House, Senate budgeteers seek to hammer out spending plan

Top House and Senate budget writers will meet as early as Tuesday to try to hammer out deals on remaining fiscal 2005 budget resolution sticking points, aides said.

A spokeswoman for Senate Budget Committee Chairman Don Nickles, R-Okla., said he planned to meet early this week with House Budget Committee Chairman Jim Nussle, R-Iowa, with the expectation of resolving most outstanding issues, although she said floor action was unlikely until next week. Aides do not expect a conference agreement on the resolution to be ready for the floor this week, given the complexities of differences between House- and Senate-approved versions.

"I'm not sure even if we get an agreement this week if there would be time" to take it up on the floor, a senior Republican aide said.

The House is tentatively scheduled to take the measure up this week and the Senate next week, although a House GOP aide said the House is more likely to act next week, too.

Even if Nussle and Nickles are able to resolve most differences, a final compromise on the biggest obstacle -- pay/go budget enforcement rules -- is likely to require leadership intervention. A Senate GOP aide said a bicameral leadership meeting to discuss the matter had not yet been scheduled this week but did not rule it out.

In an attempt to woo Senate moderates and deficit hawks, an agreement may include reinstatement of expired pay/go offset rules for future tax cuts other than those expiring this year, such as the $1,000 child tax credit. However, some GOP moderates, such as Sens. John McCain of Arizona and Lincoln Chafee of Rhode Island, oppose a compromise and want to ensure all tax cuts are offset with revenue increases elsewhere.
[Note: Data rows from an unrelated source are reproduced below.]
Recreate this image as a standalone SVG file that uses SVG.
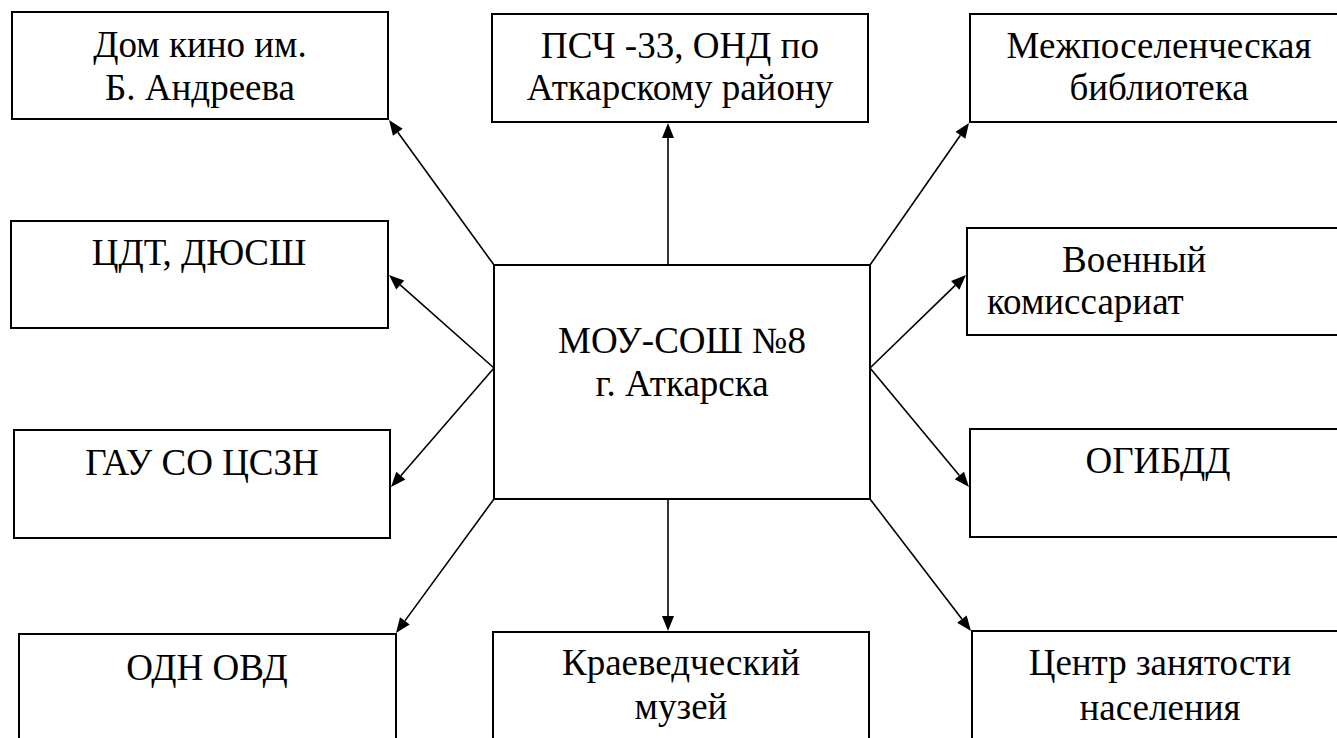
<svg xmlns="http://www.w3.org/2000/svg" width="1337" height="738" viewBox="0 0 1337 738">
<rect width="1337" height="738" fill="#fff"/>
<g id="connectors" stroke="#000" stroke-width="1.6" fill="none">
<line x1="494" y1="265" x2="397.8" y2="132.2"/>
<line x1="668" y1="265" x2="668" y2="138"/>
<line x1="870" y1="265" x2="960.4" y2="135.3"/>
<line x1="494" y1="368" x2="400.2" y2="284.9"/>
<line x1="494" y1="368" x2="400.8" y2="475.7"/>
<line x1="870" y1="368" x2="955.2" y2="285.4"/>
<line x1="870" y1="368" x2="959.4" y2="475.5"/>
<line x1="494" y1="499" x2="404.9" y2="620.9"/>
<line x1="668" y1="500" x2="668" y2="616"/>
<line x1="870" y1="499" x2="961.9" y2="619.1"/>
</g>
<g id="arrowheads" fill="#000" stroke="none">
<polygon points="389,120 402.66,128.63 392.94,135.67"/>
<polygon points="668,123 662,138 674,138"/>
<polygon points="969,123 965.34,138.73 955.50,131.87"/>
<polygon points="389,275 404.21,280.45 396.25,289.43"/>
<polygon points="391,487 396.28,471.73 405.36,479.59"/>
<polygon points="966,275 959.40,289.74 951.06,281.12"/>
<polygon points="969,487 954.80,479.31 964.02,471.63"/>
<polygon points="396,633 400.02,617.35 409.70,624.43"/>
<polygon points="668,631 662,616 674,616"/>
<polygon points="971,631 957.11,622.74 966.65,615.44"/>
</g>
<g id="n-center">
<rect x="494" y="265" width="376" height="234" fill="#fff" stroke="#000" stroke-width="2"/>
<text x="682" y="353" text-anchor="middle" font-family="Liberation Serif" font-size="37">МОУ-СОШ №8</text>
<text x="682" y="396" text-anchor="middle" font-family="Liberation Serif" font-size="37">г. Аткарска</text>
</g>
<g id="n-domkino">
<rect x="12" y="12" width="376" height="107" fill="#fff" stroke="#000" stroke-width="2"/>
<text x="200" y="57" text-anchor="middle" font-family="Liberation Serif" font-size="37">Дом кино им.</text>
<text x="200" y="100" text-anchor="middle" font-family="Liberation Serif" font-size="37">Б. Андреева</text>
</g>
<g id="n-psch">
<rect x="492" y="14" width="376" height="108" fill="#fff" stroke="#000" stroke-width="2"/>
<text x="680" y="58" text-anchor="middle" font-family="Liberation Serif" font-size="37">ПСЧ -33, ОНД по</text>
<text x="680" y="100" text-anchor="middle" font-family="Liberation Serif" font-size="37">Аткарскому району</text>
</g>
<g id="n-biblioteka">
<rect x="970" y="14" width="380" height="108" fill="#fff" stroke="#000" stroke-width="2"/>
<text x="1159" y="58" text-anchor="middle" font-family="Liberation Serif" font-size="37">Межпоселенческая</text>
<text x="1159" y="100" text-anchor="middle" font-family="Liberation Serif" font-size="37">библиотека</text>
</g>
<g id="n-cdt">
<rect x="11" y="221" width="377" height="107" fill="#fff" stroke="#000" stroke-width="2"/>
<text x="199" y="265" text-anchor="middle" font-family="Liberation Serif" font-size="37">ЦДТ, ДЮСШ</text>
</g>
<g id="n-voenkomat">
<rect x="967" y="228" width="383" height="107" fill="#fff" stroke="#000" stroke-width="2"/>
<text x="1062" y="272" font-family="Liberation Serif" font-size="37">Военный</text>
<text x="987" y="314" font-family="Liberation Serif" font-size="37">комиссариат</text>
</g>
<g id="n-gau">
<rect x="14" y="430" width="376" height="108" fill="#fff" stroke="#000" stroke-width="2"/>
<text x="202" y="475" text-anchor="middle" font-family="Liberation Serif" font-size="37">ГАУ СО ЦСЗН</text>
</g>
<g id="n-ogibdd">
<rect x="970" y="429" width="380" height="108" fill="#fff" stroke="#000" stroke-width="2"/>
<text x="1158" y="473" text-anchor="middle" font-family="Liberation Serif" font-size="37">ОГИБДД</text>
</g>
<g id="n-odn">
<rect x="19" y="634" width="377" height="120" fill="#fff" stroke="#000" stroke-width="2"/>
<text x="207" y="680" text-anchor="middle" font-family="Liberation Serif" font-size="37">ОДН ОВД</text>
</g>
<g id="n-muzey">
<rect x="493" y="632" width="376" height="120" fill="#fff" stroke="#000" stroke-width="2"/>
<text x="681" y="675" text-anchor="middle" font-family="Liberation Serif" font-size="37">Краеведческий</text>
<text x="681" y="719" text-anchor="middle" font-family="Liberation Serif" font-size="37">музей</text>
</g>
<g id="n-czn">
<rect x="972" y="631" width="380" height="120" fill="#fff" stroke="#000" stroke-width="2"/>
<text x="1160" y="675" text-anchor="middle" font-family="Liberation Serif" font-size="37">Центр занятости</text>
<text x="1160" y="720" text-anchor="middle" font-family="Liberation Serif" font-size="37">населения</text>
</g>
</svg>
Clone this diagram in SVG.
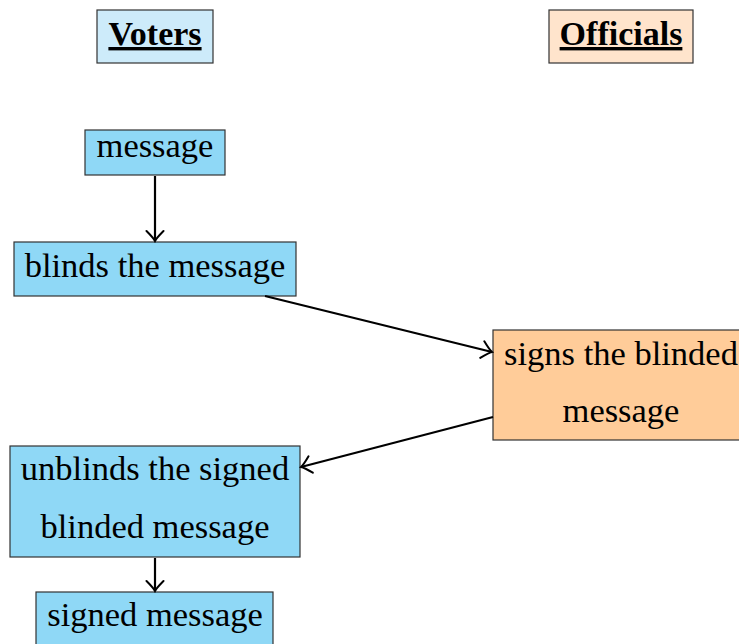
<svg xmlns="http://www.w3.org/2000/svg" width="739" height="644" viewBox="0 0 739 644">
  <style>
    .lbl { font-family: "Liberation Serif", "Times New Roman", serif; font-size: 34.5px; fill: #000; text-anchor: middle; }
    .hdr { font-weight: bold; text-decoration: underline; font-size: 34px; }
    .voter { fill: #8fd8f6; stroke: #333; stroke-width: 1.2; }
    .official { fill: #ffcc99; stroke: #333; stroke-width: 1.2; }
    .vhead { fill: #cdebfa; stroke: #333; stroke-width: 1.2; }
    .ohead { fill: #ffe4cc; stroke: #333; stroke-width: 1.2; }
    .edge { fill: none; stroke: #000; stroke-width: 2.2; marker-end: url(#tip); }
  </style>
  <defs>
    <marker id="tip" viewBox="-12 -10 14 20" markerWidth="14" markerHeight="20" refX="0" refY="0" orient="auto" markerUnits="userSpaceOnUse">
      <path d="M -10 -8.5 Q -3 -1.5 0 0 Q -3 1.5 -10 8.5" fill="none" stroke="#000" stroke-width="2" stroke-linecap="round"/>
    </marker>
  </defs>
  <rect width="739" height="644" fill="#fff"/>

  <g id="voters-header">
    <rect class="vhead" x="97" y="10" width="116" height="53"/>
    <text class="lbl hdr" x="155" y="45">Voters</text>
  </g>
  <g id="officials-header">
    <rect class="ohead" x="549" y="10" width="144" height="53"/>
    <text class="lbl hdr" x="621" y="45">Officials</text>
  </g>

  <g id="message">
    <rect class="voter" x="85" y="130" width="140" height="45"/>
    <text class="lbl" x="155" y="157">message</text>
  </g>
  <g id="blinds">
    <rect class="voter" x="14" y="242" width="282" height="54"/>
    <text class="lbl" x="155" y="277">blinds the message</text>
  </g>
  <g id="signs">
    <rect class="official" x="493" y="330" width="252" height="110"/>
    <text class="lbl" x="621" y="365">signs the blinded</text>
    <text class="lbl" x="621" y="422">message</text>
  </g>
  <g id="unblinds">
    <rect class="voter" x="10" y="446" width="290" height="111"/>
    <text class="lbl" x="155" y="480">unblinds the signed</text>
    <text class="lbl" x="155" y="538">blinded message</text>
  </g>
  <g id="signed">
    <rect class="voter" x="36" y="592" width="237" height="60"/>
    <text class="lbl" x="155" y="626">signed message</text>
  </g>

  <g id="connectors">
    <path class="edge" d="M 155 176 L 155 241"/>
    <path class="edge" d="M 265 296 L 492 352"/>
    <path class="edge" d="M 493 417 L 301 467"/>
    <path class="edge" d="M 155 558 L 155 591"/>
  </g>
</svg>
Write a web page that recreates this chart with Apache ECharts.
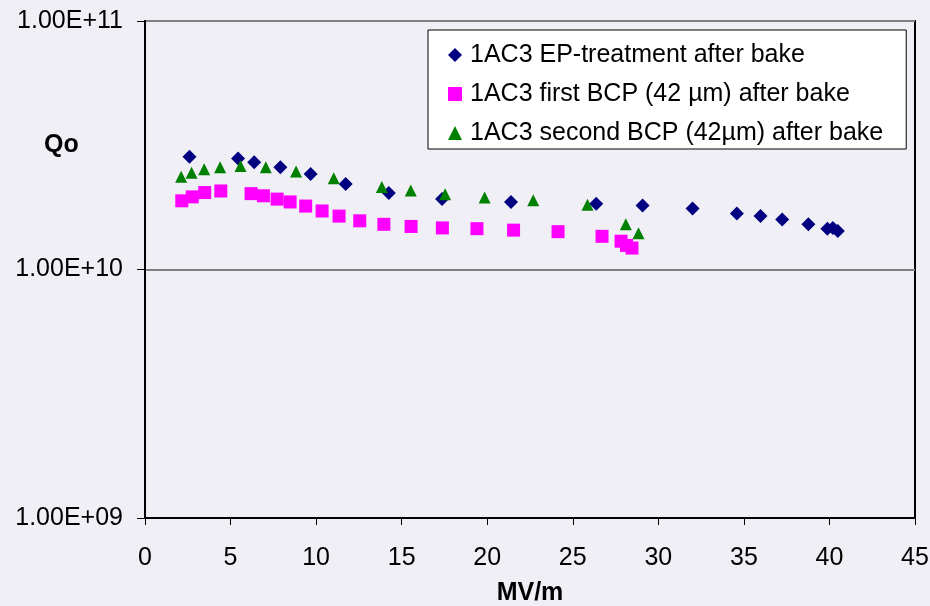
<!DOCTYPE html>
<html>
<head>
<meta charset="utf-8">
<script src="https://cdn.jsdelivr.net/npm/echarts@6/dist/echarts.min.js"></script>
<style>
html,body{margin:0;padding:0;background:#EFEFF5;}
#c{width:930px;height:606px;}
</style>
</head>
<body>
<div id="c"></div>
<script>
// Series names
const seriesNames = [
  '1AC3 EP-treatment after bake',
  '1AC3 first BCP (42 \u00b5m) after bake',
  '1AC3 second BCP (42\u00b5m) after bake'
];
// EP-treatment: [MV/m, Qo]
const epX = [2.60, 5.44, 6.38, 7.91, 9.68, 11.73, 14.25, 17.36, 21.39, 26.37, 29.08, 32.00, 34.59, 35.97, 37.24, 38.77, 39.88, 40.20, 40.49];
const epQ = [2.84e10, 2.80e10, 2.70e10, 2.58e10, 2.42e10, 2.21e10, 2.03e10, 1.92e10, 1.87e10, 1.84e10, 1.81e10, 1.76e10, 1.68e10, 1.64e10, 1.59e10, 1.52e10, 1.46e10, 1.47e10, 1.43e10];
// first BCP
const bcp1X = [2.15, 2.76, 3.49, 4.43, 6.20, 6.92, 7.72, 8.48, 9.39, 10.35, 11.34, 12.55, 13.96, 15.55, 17.38, 19.40, 21.54, 24.14, 26.71, 27.82, 28.14, 28.46];
const bcp1Q = [1.89e10, 1.96e10, 2.04e10, 2.07e10, 2.02e10, 1.98e10, 1.92e10, 1.87e10, 1.80e10, 1.72e10, 1.64e10, 1.57e10, 1.52e10, 1.49e10, 1.47e10, 1.46e10, 1.44e10, 1.42e10, 1.36e10, 1.30e10, 1.25e10, 1.22e10];
// second BCP
const bcp2X = [2.11, 2.72, 3.46, 4.39, 5.58, 7.06, 8.83, 11.03, 13.84, 15.53, 17.54, 19.85, 22.69, 25.86, 28.10, 28.84];
const bcp2Q = [2.36e10, 2.45e10, 2.53e10, 2.58e10, 2.61e10, 2.58e10, 2.48e10, 2.33e10, 2.15e10, 2.08e10, 2.01e10, 1.95e10, 1.90e10, 1.82e10, 1.52e10, 1.40e10];
// axis ticks
const xTicks = [0, 5, 10, 15, 20, 25, 30, 35, 40, 45];
const yTicks = [1e9, 1e10, 1e11];

function pairs(xs, ys) { return xs.map((x, i) => [x, ys[i]]); }
function fmtE(v) {
  const e = Math.round(Math.log10(v));
  const m = v / Math.pow(10, e);
  const es = String(Math.abs(e)).padStart(2, '0');
  return m.toFixed(2) + 'E' + (e < 0 ? '-' : '+') + es;
}

const FONT = '"Liberation Sans", Arial, sans-serif';
const chart = echarts.init(document.getElementById('c'));
chart.setOption({
  backgroundColor: '#EFEFF5',
  animation: false,
  textStyle: { fontFamily: FONT },
  grid: { left: 145, right: 15, top: 21, bottom: 88, show: true, borderColor: '#000', borderWidth: 2,
          backgroundColor: 'transparent', containLabel: false, outerBoundsMode: 'none' },
  legend: {
    orient: 'vertical', left: 428, top: 30,
    padding: [12, 23, 3, 20],
    itemGap: 13, itemWidth: 14, itemHeight: 14,
    backgroundColor: '#fff', borderColor: '#000', borderWidth: 1, borderRadius: 0,
    textStyle: { fontSize: 25, color: '#000', fontFamily: FONT, lineHeight: 26, padding: [0, 0, 0, 3] },
    data: seriesNames
  },
  xAxis: {
    type: 'value', min: xTicks[0], max: xTicks[xTicks.length - 1], interval: 5,
    name: 'MV/m', nameLocation: 'middle', nameGap: 63,
    nameTextStyle: { fontSize: 25, fontWeight: 'bold', color: '#000', fontFamily: FONT },
    axisLine: { show: true, lineStyle: { color: '#000', width: 2 } },
    axisTick: { show: true, inside: false, length: 7, lineStyle: { color: '#000', width: 1 } },
    axisLabel: { fontSize: 25, color: '#000', margin: 28, fontFamily: FONT },
    splitLine: { show: false }
  },
  yAxis: {
    type: 'log', logBase: 10, min: yTicks[0], max: yTicks[yTicks.length - 1],
    axisLine: { show: true, lineStyle: { color: '#000', width: 2 } },
    axisTick: { show: true, inside: false, length: 8, lineStyle: { color: '#000', width: 1 } },
    axisLabel: { fontSize: 25, color: '#000', margin: 22, fontFamily: FONT, formatter: v => fmtE(v) },
    splitLine: { show: true, lineStyle: { color: '#808080', width: 2 } },
    minorTick: { show: false }
  },
  graphic: [{
    type: 'text', left: 44, top: 133,
    style: { text: 'Qo', fontSize: 25, fontWeight: 'bold', fill: '#000', fontFamily: FONT }
  }],
  series: [
    { name: seriesNames[0], type: 'scatter', symbol: 'diamond', symbolSize: [14, 14],
      itemStyle: { color: '#000080', opacity: 1 }, data: pairs(epX, epQ) },
    { name: seriesNames[1], type: 'scatter', symbol: 'rect', symbolSize: [13, 13],
      itemStyle: { color: '#FF00FF', opacity: 1 }, data: pairs(bcp1X, bcp1Q) },
    { name: seriesNames[2], type: 'scatter', symbol: 'triangle', symbolSize: [12, 12],
      itemStyle: { color: '#008000', opacity: 1 }, data: pairs(bcp2X, bcp2Q) }
  ]
});
</script>
</body>
</html>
House Republican leaders and the White House are opposed to any roadblocks to future tax cut legislation, although before the Easter recess they said they would try to reach a compromise in the interest of completing a budget resolution.

The annual resolution provides a blueprint for spending and tax bills considered later in the year, and this year it is expected to contain provisions easing passage of politically sensitive legislation to increase the statutory debt limit above the current $7.4 trillion cap.

Senate aides said GOP leaders might use time during Tuesday's policy luncheon and while floor action is focused on the asbestos bill to talk with senators on both sides of the aisle -- including GOP Sens. Olympia Snowe and Susan Collins, both of Maine, George Voinovich of Ohio and Lindsey Graham of South Carolina -- who want to ensure some tax cuts are subject to budget enforcement.

Democrats involved in the pay/go discussions could include Sens. Zell Miller of Georgia and Ben Nelson of Nebraska, and possibly Sen. Blanche Lincoln of Arkansas, aides said. The original Senate amendment to reinstate pay/go rules for all new entitlement spending and tax cuts passed with four Republican votes -- McCain, Chafee, Snowe and Collins -- while Miller was the sole Democrat to vote against it.